*INFORMATION GIVEN:*
>> BEGIN
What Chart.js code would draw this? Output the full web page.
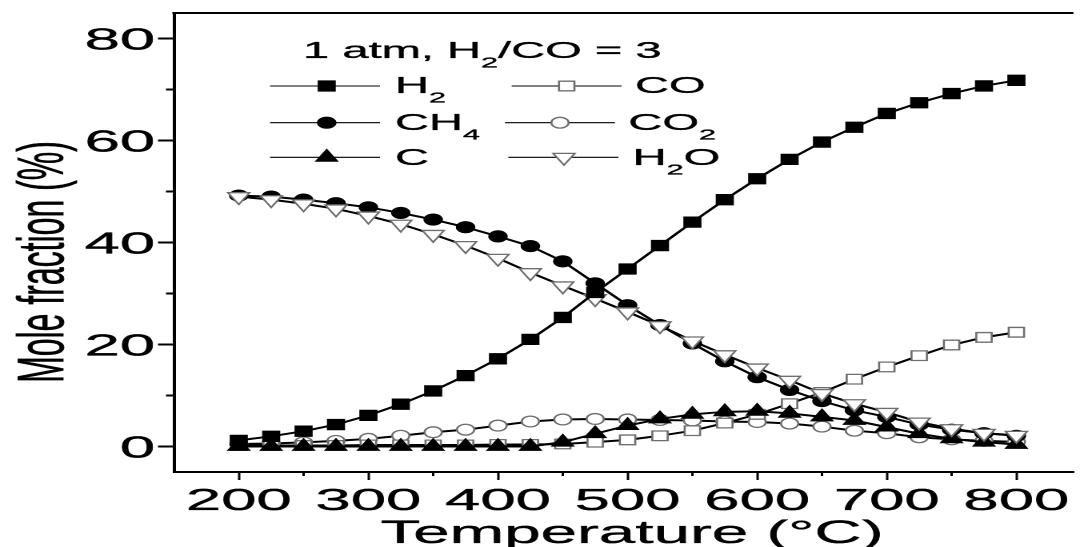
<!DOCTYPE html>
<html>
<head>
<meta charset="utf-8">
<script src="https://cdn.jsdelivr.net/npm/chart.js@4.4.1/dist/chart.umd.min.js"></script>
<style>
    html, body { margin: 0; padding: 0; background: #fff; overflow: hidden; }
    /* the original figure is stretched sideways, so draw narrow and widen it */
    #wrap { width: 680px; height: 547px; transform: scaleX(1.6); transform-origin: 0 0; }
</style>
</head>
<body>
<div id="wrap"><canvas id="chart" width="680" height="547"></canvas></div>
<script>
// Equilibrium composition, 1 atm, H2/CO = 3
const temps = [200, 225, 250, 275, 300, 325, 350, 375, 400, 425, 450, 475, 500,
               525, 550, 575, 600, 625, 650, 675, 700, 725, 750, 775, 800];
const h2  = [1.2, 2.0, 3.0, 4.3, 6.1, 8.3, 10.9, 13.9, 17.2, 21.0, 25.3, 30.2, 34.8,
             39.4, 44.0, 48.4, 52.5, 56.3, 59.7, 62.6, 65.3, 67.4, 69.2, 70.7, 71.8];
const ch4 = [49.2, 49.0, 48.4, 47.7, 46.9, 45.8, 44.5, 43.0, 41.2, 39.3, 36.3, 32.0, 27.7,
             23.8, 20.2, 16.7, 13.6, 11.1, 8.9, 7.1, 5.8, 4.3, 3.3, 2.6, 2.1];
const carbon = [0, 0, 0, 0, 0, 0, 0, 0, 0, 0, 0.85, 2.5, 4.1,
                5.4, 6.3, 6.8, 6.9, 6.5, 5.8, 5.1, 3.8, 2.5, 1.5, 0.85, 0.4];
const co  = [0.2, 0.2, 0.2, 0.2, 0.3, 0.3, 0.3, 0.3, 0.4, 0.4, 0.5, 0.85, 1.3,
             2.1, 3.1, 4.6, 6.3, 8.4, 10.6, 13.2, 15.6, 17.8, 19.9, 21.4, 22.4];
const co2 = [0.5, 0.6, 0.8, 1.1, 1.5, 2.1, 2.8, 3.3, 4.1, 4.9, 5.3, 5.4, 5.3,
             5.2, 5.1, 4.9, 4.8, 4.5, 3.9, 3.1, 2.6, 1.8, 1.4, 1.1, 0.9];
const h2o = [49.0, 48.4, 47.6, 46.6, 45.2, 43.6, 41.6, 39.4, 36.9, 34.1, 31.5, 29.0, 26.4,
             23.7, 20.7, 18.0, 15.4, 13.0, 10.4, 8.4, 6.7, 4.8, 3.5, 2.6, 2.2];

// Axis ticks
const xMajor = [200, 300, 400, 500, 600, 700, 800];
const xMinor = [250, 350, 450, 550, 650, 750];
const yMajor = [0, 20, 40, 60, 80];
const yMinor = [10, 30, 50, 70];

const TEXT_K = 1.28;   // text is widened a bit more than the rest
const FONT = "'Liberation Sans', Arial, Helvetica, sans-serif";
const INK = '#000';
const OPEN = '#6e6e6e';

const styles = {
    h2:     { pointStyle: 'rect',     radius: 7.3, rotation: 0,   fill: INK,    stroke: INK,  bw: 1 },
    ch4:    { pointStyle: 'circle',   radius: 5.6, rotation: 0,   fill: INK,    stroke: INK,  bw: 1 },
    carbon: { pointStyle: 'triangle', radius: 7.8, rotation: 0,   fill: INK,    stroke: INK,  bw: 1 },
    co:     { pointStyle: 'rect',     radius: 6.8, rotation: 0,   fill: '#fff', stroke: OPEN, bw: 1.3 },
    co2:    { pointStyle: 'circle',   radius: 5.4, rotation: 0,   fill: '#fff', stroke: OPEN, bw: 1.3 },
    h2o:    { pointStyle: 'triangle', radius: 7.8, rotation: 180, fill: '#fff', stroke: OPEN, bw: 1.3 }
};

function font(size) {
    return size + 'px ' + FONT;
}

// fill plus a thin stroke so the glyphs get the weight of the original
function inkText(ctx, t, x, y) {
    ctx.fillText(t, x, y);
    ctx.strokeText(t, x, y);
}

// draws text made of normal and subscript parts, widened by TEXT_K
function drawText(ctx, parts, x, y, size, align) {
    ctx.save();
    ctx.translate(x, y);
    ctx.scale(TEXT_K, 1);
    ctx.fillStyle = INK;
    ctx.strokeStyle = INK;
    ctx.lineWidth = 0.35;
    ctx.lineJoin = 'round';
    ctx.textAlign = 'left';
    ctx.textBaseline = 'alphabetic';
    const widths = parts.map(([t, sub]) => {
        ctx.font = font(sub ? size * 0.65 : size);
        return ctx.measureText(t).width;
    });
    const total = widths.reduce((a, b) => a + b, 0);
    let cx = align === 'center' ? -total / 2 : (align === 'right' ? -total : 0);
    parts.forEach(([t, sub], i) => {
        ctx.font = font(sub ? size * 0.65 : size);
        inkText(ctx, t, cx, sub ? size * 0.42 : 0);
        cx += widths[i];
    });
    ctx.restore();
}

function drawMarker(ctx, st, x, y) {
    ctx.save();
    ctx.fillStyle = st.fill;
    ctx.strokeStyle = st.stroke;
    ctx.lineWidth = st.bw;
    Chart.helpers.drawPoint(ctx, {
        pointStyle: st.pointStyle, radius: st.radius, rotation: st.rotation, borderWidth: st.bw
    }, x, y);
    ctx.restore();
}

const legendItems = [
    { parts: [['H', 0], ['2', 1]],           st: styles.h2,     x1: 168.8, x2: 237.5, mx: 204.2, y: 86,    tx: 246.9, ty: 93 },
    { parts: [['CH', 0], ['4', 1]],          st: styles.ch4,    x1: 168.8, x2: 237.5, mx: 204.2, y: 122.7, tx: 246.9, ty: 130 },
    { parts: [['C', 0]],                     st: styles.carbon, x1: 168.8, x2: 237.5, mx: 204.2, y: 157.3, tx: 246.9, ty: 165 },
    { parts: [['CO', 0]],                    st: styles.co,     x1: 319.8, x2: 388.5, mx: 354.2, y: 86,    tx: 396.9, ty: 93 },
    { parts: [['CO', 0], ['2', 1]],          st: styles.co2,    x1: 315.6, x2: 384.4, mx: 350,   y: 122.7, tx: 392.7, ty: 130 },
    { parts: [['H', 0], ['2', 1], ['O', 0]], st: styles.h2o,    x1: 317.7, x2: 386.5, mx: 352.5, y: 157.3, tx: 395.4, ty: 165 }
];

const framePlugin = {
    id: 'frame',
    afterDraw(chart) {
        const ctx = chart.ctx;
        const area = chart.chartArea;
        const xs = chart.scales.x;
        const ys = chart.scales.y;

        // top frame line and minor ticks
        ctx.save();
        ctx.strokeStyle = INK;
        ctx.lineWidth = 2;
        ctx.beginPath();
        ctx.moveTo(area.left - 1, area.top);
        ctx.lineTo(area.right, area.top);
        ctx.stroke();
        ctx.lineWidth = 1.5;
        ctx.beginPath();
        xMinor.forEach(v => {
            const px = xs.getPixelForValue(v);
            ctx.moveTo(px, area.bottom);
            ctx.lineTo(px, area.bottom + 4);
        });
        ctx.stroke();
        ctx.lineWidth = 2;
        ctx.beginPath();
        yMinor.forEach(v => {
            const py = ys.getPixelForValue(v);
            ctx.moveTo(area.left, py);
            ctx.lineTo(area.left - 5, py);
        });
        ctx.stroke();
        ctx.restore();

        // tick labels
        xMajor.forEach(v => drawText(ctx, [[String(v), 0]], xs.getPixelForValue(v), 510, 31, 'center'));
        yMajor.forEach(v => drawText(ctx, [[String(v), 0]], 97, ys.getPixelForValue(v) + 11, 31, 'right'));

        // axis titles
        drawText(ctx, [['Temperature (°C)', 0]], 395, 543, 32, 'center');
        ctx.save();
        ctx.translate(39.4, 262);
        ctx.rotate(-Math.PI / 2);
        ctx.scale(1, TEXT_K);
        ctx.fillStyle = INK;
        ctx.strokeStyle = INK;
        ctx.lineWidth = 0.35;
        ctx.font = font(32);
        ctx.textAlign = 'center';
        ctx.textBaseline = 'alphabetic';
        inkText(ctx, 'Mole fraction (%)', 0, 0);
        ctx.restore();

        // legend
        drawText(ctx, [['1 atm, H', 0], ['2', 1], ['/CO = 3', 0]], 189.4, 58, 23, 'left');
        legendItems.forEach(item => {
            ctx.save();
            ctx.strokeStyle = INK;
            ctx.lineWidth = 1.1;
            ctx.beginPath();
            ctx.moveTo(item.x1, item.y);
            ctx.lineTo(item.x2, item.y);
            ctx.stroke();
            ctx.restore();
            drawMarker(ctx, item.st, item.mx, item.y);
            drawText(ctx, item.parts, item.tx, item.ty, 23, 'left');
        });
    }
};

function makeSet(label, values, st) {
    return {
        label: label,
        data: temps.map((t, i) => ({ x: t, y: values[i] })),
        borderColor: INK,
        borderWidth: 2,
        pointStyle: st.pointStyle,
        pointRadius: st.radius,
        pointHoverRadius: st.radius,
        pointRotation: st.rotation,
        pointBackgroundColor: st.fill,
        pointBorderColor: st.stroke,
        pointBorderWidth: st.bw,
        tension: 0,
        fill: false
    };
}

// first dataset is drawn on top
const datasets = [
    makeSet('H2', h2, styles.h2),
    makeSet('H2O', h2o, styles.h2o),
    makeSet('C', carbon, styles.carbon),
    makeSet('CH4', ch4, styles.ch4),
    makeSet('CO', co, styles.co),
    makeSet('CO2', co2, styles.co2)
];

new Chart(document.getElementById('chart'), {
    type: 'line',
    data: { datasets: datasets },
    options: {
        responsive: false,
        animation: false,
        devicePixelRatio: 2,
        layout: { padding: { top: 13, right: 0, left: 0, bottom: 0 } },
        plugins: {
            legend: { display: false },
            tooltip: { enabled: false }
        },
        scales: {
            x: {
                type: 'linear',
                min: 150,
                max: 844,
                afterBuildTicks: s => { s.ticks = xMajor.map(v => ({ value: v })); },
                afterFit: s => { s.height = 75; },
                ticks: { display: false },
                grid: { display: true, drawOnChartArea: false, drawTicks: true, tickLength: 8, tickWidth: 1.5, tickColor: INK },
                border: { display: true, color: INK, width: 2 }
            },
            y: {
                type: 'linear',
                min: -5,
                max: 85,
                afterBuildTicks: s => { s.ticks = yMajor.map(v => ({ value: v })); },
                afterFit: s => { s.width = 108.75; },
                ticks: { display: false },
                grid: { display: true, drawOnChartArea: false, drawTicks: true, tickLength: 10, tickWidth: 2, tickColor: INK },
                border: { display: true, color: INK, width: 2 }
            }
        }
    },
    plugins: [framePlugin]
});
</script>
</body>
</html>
>> END
>> BEGIN
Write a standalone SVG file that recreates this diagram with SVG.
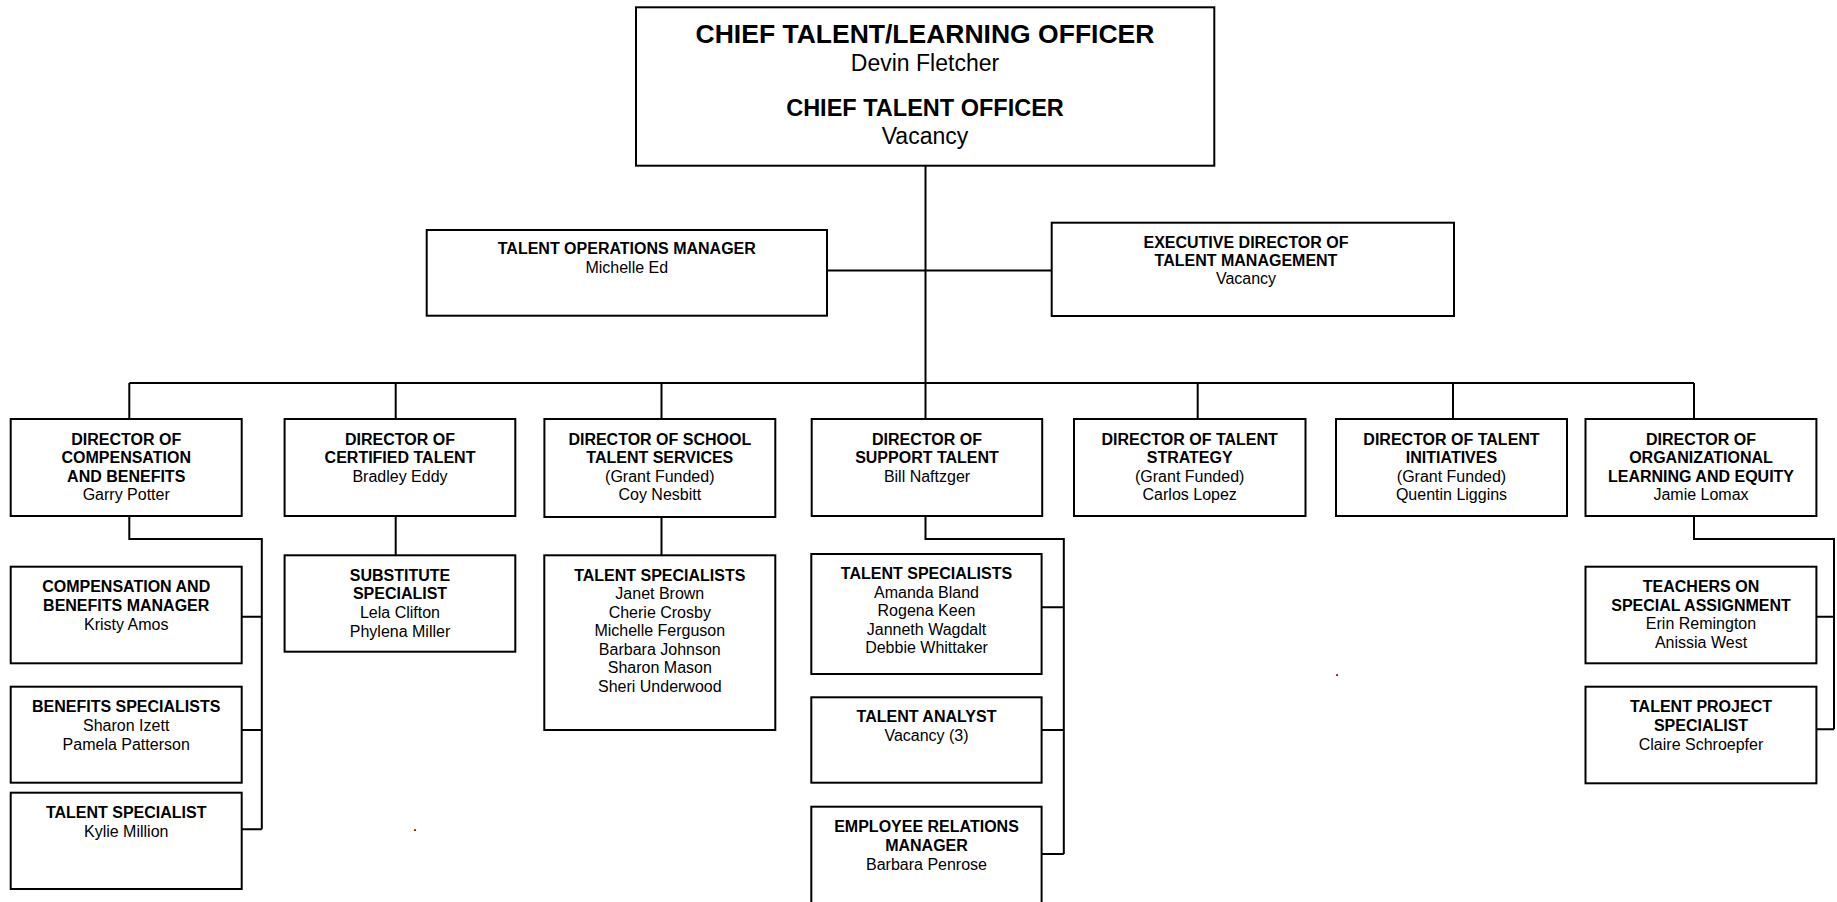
>> END
>> BEGIN
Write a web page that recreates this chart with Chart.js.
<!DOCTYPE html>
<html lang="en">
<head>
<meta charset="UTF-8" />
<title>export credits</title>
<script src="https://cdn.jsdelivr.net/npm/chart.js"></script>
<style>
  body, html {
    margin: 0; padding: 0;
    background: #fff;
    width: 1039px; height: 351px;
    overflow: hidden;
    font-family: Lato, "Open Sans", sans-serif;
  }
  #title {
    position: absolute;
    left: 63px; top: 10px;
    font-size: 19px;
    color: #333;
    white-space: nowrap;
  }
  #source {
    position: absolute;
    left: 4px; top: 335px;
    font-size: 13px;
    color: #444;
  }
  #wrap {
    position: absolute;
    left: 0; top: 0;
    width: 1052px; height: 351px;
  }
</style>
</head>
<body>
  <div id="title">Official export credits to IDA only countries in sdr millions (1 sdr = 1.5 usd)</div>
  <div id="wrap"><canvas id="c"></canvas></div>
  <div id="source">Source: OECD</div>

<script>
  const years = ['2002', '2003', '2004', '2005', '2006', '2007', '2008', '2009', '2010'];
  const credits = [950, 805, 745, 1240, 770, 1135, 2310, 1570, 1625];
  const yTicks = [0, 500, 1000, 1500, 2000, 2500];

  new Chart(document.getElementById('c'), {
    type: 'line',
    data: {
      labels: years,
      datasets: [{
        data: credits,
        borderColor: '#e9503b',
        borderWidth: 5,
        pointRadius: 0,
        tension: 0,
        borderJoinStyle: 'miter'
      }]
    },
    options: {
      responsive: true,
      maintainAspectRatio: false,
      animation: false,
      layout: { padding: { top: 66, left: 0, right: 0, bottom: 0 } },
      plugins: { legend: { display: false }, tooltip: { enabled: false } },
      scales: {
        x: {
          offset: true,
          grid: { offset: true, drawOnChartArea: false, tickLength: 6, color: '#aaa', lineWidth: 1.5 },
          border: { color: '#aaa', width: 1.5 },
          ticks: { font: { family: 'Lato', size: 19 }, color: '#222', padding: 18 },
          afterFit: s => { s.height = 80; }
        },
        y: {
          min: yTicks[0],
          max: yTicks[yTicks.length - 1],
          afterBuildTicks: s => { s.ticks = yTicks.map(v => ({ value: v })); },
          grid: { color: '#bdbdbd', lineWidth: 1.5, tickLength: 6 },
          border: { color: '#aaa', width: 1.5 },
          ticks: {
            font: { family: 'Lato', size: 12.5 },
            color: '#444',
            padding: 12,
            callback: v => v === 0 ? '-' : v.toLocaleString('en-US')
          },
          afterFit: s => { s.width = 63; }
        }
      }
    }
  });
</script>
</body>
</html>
>> END
*WORK TO DO:* Print exactly the lines from the one containing "Write a web" to the one containing "const yTicks = [0, 500, 1000, 1500, 2000, 2500];", both included, and nothing else.

*FINAL RESULT:*
Write a web page that recreates this chart with Chart.js.
<!DOCTYPE html>
<html lang="en">
<head>
<meta charset="UTF-8" />
<title>export credits</title>
<script src="https://cdn.jsdelivr.net/npm/chart.js"></script>
<style>
  body, html {
    margin: 0; padding: 0;
    background: #fff;
    width: 1039px; height: 351px;
    overflow: hidden;
    font-family: Lato, "Open Sans", sans-serif;
  }
  #title {
    position: absolute;
    left: 63px; top: 10px;
    font-size: 19px;
    color: #333;
    white-space: nowrap;
  }
  #source {
    position: absolute;
    left: 4px; top: 335px;
    font-size: 13px;
    color: #444;
  }
  #wrap {
    position: absolute;
    left: 0; top: 0;
    width: 1052px; height: 351px;
  }
</style>
</head>
<body>
  <div id="title">Official export credits to IDA only countries in sdr millions (1 sdr = 1.5 usd)</div>
  <div id="wrap"><canvas id="c"></canvas></div>
  <div id="source">Source: OECD</div>

<script>
  const years = ['2002', '2003', '2004', '2005', '2006', '2007', '2008', '2009', '2010'];
  const credits = [950, 805, 745, 1240, 770, 1135, 2310, 1570, 1625];
  const yTicks = [0, 500, 1000, 1500, 2000, 2500];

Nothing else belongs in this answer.